Je lui parle de Benalla. Benalla figure de l’ombre de Macron très vite entrée dans la lumière. Benalla lâché pour se faire plaisir et taper dans la manifestation du premier mai 2018. C’est très tôt que ce visage brutal du macronisme s’est révélé.

Macron se rapproche de l’extrême droite. L’extrême droite c’est pire. Que dire à mon fils  ?

Il pense que les jeunes qui s’attaquent aux services publics, aux quartiers, aux voitures des habitants du quartier ont tort, ils n’ont pas assez de conscience politique, ils jouent contre eux. Je pense que ces jeunes devraient plutôt les défendre, les services publics que le néo-libéralisme est en train de démolir.

Mais comment est-ce qu’ils pourraient les défendre  ? Tous les moyens démocratiques ont été réduits à l’impuissance.

Moi, ce dont j’ai peur aujourd’hui, la première insécurité, c’est de ne pas pouvoir être soignée à temps si j’en ai besoin parce que les services des urgences sont saturés ou fermés, ou trop loin.

Je suis prof et je vais partir. Je ne supporte plus la maltraitance institutionnelle, politique, médiatique.

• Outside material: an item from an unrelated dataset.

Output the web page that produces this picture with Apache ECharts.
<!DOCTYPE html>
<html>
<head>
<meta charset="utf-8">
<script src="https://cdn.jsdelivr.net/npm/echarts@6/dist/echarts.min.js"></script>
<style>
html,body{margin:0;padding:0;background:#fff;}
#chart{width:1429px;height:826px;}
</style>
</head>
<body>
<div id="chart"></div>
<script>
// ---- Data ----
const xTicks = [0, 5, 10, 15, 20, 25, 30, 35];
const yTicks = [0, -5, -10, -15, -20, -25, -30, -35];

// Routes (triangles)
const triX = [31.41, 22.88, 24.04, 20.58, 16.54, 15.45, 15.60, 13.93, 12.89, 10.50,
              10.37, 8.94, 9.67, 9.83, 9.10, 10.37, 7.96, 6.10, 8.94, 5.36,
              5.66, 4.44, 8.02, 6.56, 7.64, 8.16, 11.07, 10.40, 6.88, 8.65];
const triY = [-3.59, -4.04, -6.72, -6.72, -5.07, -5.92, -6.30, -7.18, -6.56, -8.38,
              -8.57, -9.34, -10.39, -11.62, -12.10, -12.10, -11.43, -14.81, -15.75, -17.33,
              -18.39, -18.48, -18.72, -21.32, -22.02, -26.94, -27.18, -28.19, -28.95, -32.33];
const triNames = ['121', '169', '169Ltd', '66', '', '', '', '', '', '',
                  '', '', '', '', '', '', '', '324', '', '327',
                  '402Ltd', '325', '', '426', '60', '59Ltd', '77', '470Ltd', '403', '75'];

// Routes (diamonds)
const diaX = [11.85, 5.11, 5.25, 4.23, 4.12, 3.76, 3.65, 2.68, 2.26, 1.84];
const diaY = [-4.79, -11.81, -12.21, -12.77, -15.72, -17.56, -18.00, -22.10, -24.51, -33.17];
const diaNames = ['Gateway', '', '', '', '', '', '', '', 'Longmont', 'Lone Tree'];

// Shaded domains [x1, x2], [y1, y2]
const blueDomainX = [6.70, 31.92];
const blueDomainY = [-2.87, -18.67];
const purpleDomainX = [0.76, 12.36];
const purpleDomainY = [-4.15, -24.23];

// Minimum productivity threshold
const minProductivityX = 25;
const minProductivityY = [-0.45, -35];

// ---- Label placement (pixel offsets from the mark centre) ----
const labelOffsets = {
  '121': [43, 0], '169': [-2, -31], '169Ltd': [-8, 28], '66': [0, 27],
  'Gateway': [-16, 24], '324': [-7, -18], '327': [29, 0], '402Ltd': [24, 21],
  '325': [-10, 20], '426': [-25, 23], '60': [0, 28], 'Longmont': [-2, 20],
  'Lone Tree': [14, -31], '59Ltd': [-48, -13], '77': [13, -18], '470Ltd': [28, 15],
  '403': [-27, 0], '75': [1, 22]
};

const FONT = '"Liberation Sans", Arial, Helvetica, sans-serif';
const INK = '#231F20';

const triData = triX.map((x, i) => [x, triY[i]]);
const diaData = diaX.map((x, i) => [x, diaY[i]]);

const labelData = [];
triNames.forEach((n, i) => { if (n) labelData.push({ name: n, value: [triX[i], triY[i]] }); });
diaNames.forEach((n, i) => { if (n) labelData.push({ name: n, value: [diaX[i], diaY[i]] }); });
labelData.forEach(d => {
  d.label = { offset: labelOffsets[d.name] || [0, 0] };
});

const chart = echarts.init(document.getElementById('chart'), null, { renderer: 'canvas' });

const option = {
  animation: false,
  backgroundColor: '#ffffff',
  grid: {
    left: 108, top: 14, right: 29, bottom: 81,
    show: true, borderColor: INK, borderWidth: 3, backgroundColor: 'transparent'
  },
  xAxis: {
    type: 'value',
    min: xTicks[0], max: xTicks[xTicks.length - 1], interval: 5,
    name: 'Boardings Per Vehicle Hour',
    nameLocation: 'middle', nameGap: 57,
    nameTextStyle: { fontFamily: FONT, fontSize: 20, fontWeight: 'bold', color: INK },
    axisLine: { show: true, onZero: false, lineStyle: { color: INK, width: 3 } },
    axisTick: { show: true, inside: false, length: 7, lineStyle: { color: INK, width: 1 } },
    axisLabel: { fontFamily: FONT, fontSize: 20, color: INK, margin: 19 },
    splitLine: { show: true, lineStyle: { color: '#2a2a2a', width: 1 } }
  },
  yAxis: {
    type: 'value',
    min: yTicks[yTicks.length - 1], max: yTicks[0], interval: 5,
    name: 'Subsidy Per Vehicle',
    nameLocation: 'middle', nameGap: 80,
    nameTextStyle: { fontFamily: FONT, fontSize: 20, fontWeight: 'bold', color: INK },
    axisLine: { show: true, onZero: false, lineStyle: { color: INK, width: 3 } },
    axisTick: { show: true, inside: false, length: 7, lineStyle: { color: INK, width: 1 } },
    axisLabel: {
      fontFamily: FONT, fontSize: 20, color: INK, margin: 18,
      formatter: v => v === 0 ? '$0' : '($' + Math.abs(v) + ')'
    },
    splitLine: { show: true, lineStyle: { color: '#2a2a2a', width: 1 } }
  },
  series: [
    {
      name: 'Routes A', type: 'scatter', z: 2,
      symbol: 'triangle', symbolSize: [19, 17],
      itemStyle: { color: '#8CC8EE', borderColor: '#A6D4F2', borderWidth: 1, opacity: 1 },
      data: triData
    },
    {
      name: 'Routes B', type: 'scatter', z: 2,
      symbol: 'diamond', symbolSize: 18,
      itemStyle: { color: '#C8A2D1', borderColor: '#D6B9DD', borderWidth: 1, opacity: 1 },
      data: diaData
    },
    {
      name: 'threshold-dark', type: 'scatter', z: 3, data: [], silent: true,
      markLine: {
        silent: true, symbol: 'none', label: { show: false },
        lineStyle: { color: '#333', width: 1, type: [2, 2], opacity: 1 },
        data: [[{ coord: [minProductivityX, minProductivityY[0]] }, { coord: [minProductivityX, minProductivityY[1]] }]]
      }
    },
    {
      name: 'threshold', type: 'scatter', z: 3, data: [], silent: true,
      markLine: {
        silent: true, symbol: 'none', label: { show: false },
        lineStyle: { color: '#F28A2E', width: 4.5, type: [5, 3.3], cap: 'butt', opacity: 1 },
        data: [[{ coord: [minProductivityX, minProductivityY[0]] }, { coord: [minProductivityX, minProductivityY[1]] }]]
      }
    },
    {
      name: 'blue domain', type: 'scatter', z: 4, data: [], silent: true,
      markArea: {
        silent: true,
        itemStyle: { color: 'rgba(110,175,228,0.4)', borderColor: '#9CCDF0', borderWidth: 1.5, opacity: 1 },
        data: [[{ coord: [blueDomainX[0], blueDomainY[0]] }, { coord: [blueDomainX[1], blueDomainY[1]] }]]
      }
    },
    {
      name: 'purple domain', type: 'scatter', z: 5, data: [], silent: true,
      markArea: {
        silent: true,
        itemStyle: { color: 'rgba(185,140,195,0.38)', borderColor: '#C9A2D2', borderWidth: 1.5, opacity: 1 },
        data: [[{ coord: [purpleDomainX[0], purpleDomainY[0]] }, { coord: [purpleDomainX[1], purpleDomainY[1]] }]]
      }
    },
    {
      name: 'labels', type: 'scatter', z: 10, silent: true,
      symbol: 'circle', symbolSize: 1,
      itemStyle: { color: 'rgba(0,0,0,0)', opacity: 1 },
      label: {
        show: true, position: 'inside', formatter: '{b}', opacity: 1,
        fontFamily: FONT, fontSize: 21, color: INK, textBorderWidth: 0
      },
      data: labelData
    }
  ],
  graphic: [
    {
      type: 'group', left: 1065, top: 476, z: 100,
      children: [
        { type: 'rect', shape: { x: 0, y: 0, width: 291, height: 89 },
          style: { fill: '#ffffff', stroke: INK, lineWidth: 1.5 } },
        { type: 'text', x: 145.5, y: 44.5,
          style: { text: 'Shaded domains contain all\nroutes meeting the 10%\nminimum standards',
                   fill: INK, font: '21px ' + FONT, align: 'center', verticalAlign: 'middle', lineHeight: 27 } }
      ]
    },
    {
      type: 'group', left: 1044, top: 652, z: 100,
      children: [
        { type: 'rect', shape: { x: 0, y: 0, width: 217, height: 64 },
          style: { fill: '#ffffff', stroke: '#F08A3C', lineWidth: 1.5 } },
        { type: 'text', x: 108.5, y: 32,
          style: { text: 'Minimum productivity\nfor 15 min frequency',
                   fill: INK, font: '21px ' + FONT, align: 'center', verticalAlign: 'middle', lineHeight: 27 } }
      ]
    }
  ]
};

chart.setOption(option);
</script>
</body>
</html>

Je sais que c’est l’un des plus beaux métiers du monde, car j’adore apprendre, j’ai toujours eu et j’ai toujours des profs. J’ai un peu honte, j’ai le sentiment d’abandonner des jeunes. Mais après tout je ne suis pas super héroïne. Je sens aussi confusément que ce n’est pas seulement le métier de prof que je veux quitter, c’est l’ultra libéralisme autoritaire, antidémocratique que je cherche à fuir. Et je sais que partir de l’enseignement ne suffira pas. Fuir ne sera pas possible.

Que puis-je dire à mon fils  ?

Je ne sais pas. Nous avons traversé des années difficiles. Je ne suis pas optimiste pour les années qui viennent. Je suis fière de lui et je lui fais confiance.